Love & Death follows the strange case of Candy Montgomery (Elizabeth Olsen), a chipper Texas mother and housewife whose life takes a turn when she decides to embark on an extramarital affair. After colliding with family friend Allen Gore (Jesse Plemons) at an intramural church volleyball game, Candy obsesses over what it would be like to sleep with the married man. Finally, she straight up asks Allen if he’d like to have an affair and they begin a bizarre courtship that includes, rules, to-do lists, and picnic lunches Candy prepares.

About eight months after Candy and Allen call it quits, Candy finds herself alone in the Gore house with Allen’s wife Betty (Lily Rabe). We only know Candy’s side of the story — which claims Betty produced the axe and threatened/hit Candy first — but Betty’s mangled corpse was discovered later that night. The men who discovered her thought she had taken a gunshot to the face. In fact, Candy struck her 41 times with the axe.
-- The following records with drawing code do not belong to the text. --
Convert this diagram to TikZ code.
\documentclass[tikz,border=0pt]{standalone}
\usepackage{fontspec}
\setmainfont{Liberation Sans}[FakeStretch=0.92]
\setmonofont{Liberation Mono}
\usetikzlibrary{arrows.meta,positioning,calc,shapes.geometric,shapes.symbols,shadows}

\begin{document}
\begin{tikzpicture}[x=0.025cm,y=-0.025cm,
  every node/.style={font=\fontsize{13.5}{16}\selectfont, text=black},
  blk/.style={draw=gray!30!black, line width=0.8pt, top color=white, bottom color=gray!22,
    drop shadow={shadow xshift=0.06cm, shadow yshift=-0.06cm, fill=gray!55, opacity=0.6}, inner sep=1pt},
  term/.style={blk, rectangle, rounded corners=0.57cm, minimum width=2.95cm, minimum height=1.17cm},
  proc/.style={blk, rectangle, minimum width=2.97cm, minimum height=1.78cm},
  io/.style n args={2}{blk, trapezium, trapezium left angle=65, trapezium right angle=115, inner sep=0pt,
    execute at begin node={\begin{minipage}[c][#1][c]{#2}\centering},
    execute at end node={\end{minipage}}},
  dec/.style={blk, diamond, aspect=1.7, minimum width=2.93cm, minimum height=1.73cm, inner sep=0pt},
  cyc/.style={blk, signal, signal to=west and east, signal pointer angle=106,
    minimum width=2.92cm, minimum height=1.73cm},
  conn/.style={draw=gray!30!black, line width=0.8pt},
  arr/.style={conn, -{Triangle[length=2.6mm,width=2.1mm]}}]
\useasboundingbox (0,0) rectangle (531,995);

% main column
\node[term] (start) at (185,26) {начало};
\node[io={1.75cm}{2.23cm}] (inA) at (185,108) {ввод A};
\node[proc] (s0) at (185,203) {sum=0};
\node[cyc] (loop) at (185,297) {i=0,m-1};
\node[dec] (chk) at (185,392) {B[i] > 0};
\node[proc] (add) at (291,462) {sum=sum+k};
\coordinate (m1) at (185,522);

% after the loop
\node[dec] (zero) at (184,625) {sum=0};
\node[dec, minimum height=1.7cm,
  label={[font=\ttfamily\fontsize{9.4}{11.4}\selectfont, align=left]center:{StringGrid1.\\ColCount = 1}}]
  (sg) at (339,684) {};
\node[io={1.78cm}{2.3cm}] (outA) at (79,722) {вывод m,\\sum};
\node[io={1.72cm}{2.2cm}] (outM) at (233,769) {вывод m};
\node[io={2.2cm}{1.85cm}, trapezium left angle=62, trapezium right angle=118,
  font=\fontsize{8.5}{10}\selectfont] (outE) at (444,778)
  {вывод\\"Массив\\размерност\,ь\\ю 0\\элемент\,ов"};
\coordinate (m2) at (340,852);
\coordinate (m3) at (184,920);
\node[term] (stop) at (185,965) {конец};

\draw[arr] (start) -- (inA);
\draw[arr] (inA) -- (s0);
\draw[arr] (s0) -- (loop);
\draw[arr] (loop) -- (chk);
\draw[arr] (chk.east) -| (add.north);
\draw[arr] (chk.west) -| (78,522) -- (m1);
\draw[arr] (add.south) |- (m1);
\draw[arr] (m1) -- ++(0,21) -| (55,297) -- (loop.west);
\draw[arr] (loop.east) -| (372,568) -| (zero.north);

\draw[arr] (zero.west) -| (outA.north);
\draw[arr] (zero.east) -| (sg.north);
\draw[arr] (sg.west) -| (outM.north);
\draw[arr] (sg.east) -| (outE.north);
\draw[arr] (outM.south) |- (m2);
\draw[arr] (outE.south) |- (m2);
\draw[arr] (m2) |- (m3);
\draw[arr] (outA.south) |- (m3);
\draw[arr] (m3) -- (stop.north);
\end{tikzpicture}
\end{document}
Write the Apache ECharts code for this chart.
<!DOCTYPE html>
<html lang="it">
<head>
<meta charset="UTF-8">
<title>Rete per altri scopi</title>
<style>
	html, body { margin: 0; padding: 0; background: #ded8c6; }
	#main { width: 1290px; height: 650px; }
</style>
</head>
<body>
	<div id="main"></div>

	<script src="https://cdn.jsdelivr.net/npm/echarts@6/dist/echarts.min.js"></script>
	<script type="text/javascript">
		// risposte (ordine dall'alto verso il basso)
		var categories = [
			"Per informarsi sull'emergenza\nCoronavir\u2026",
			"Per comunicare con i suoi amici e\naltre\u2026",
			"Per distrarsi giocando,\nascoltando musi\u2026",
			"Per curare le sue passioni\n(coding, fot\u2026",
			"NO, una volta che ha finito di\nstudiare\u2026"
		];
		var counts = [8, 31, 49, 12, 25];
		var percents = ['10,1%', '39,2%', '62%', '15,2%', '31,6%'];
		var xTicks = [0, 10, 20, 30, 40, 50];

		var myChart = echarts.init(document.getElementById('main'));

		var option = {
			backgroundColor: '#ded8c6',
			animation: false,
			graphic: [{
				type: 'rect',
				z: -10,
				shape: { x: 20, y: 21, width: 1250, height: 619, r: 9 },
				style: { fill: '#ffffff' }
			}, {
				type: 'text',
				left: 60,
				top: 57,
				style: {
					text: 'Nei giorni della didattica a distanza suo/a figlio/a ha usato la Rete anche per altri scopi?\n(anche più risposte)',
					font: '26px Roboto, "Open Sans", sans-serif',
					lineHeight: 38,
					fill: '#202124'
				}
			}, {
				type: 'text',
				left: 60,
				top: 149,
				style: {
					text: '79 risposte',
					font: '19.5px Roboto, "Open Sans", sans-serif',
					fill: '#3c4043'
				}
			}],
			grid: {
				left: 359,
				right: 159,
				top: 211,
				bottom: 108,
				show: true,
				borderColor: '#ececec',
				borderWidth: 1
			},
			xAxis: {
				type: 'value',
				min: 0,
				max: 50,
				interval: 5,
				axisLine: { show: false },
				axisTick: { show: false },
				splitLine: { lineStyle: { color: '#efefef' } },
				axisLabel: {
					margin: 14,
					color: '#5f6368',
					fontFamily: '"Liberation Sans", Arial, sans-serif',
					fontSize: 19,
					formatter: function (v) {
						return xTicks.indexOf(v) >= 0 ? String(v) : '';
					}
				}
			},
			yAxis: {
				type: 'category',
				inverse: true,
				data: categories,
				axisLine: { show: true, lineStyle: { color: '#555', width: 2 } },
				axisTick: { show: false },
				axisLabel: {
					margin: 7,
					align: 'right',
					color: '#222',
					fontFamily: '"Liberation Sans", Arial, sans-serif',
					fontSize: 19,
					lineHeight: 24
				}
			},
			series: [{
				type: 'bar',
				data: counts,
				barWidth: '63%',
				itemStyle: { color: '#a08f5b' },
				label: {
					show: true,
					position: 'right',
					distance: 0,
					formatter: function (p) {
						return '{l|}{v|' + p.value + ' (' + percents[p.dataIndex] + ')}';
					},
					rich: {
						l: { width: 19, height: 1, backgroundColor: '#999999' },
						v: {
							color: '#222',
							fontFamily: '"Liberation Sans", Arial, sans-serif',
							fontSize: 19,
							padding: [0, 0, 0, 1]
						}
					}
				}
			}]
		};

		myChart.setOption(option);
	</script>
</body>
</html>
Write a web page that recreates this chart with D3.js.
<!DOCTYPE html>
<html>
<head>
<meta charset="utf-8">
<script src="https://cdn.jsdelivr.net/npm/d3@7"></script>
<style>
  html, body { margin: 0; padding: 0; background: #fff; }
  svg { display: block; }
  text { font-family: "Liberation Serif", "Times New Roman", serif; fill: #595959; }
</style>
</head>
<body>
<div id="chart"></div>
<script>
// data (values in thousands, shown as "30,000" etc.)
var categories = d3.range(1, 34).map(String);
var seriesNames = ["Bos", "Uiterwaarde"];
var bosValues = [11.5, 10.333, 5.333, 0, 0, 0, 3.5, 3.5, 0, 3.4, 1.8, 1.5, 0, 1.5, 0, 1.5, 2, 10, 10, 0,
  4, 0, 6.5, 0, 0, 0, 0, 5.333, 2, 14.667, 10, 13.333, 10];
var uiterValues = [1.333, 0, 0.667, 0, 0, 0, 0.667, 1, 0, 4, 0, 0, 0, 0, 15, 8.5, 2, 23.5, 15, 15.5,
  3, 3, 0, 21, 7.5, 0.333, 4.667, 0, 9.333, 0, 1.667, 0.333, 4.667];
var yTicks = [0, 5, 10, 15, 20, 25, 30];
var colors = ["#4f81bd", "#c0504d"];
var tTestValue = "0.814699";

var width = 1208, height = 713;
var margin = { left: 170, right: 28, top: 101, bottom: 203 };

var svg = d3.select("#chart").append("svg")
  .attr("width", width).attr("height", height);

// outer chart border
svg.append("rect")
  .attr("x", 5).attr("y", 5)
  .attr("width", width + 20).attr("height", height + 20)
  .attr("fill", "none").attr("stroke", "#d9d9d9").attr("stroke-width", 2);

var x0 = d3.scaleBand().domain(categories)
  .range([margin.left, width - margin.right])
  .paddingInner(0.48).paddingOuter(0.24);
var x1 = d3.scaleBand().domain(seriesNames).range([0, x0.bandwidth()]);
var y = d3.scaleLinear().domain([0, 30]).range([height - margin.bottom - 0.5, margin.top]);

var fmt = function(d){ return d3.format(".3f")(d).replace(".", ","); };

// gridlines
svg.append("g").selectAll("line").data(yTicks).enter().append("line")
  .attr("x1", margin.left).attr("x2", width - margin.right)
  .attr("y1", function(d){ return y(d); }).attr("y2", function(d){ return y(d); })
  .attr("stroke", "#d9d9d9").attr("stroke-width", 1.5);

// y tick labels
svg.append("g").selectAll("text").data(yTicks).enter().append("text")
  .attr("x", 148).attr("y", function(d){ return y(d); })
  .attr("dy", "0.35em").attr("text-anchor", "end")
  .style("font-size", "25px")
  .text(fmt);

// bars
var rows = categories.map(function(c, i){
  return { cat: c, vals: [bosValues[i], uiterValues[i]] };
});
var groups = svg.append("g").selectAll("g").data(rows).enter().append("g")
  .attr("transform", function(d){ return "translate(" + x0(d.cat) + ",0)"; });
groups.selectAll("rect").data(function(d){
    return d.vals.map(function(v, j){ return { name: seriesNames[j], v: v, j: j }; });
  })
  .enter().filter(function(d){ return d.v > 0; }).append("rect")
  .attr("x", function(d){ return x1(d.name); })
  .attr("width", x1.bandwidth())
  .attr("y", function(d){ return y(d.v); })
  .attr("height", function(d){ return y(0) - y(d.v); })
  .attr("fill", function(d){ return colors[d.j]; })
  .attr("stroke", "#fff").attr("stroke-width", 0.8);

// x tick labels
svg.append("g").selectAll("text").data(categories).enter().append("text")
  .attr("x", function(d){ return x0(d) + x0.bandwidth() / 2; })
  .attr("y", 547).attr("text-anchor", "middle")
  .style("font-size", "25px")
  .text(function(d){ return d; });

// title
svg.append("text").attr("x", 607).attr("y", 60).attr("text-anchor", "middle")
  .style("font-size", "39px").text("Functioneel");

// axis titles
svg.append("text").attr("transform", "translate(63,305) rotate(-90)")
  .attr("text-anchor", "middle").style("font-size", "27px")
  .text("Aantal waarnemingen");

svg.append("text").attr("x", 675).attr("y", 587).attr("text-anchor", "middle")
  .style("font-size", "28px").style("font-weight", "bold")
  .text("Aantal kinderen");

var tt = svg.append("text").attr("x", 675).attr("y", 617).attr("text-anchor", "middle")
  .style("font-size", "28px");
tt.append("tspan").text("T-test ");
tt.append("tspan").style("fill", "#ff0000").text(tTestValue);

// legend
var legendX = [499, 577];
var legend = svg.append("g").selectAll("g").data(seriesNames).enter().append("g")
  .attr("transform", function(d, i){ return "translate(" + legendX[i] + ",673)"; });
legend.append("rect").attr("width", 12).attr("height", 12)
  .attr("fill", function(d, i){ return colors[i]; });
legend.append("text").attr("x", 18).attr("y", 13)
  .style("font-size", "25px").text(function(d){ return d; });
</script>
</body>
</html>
Besides being the latest tepid installment in a sub-genre I call “Big Little Lies-core,” Love & Death bizarrely turns Betty into a hyper-annoying shrew. A fascinating choice, sure, but one that doesn’t work when the rest of the project is so lazily put together.

When I originally sat down to write this, I thought, “Oh, I should just tell people to watch Candy instead of Love & Death.” The truth is I’m not even sure it’s worth watching any version of this sordid story. You want stylistic gore? You’ve got Prime Video’s Dead Ringers. Taut true crime dramatizations? American Crime Story and Mindhunter are the tops, there. Heck, you could even watch a 20+ minute YouTube review of the upcoming Nintendo Switch game The Legend of Zelda: Tears of the Kingdom, complete with early game footage, and be much better served.

The bottom line is you don’t have to watch Love & Death. Take it from someone who already watched it for you and desperately wants those hours of her life back.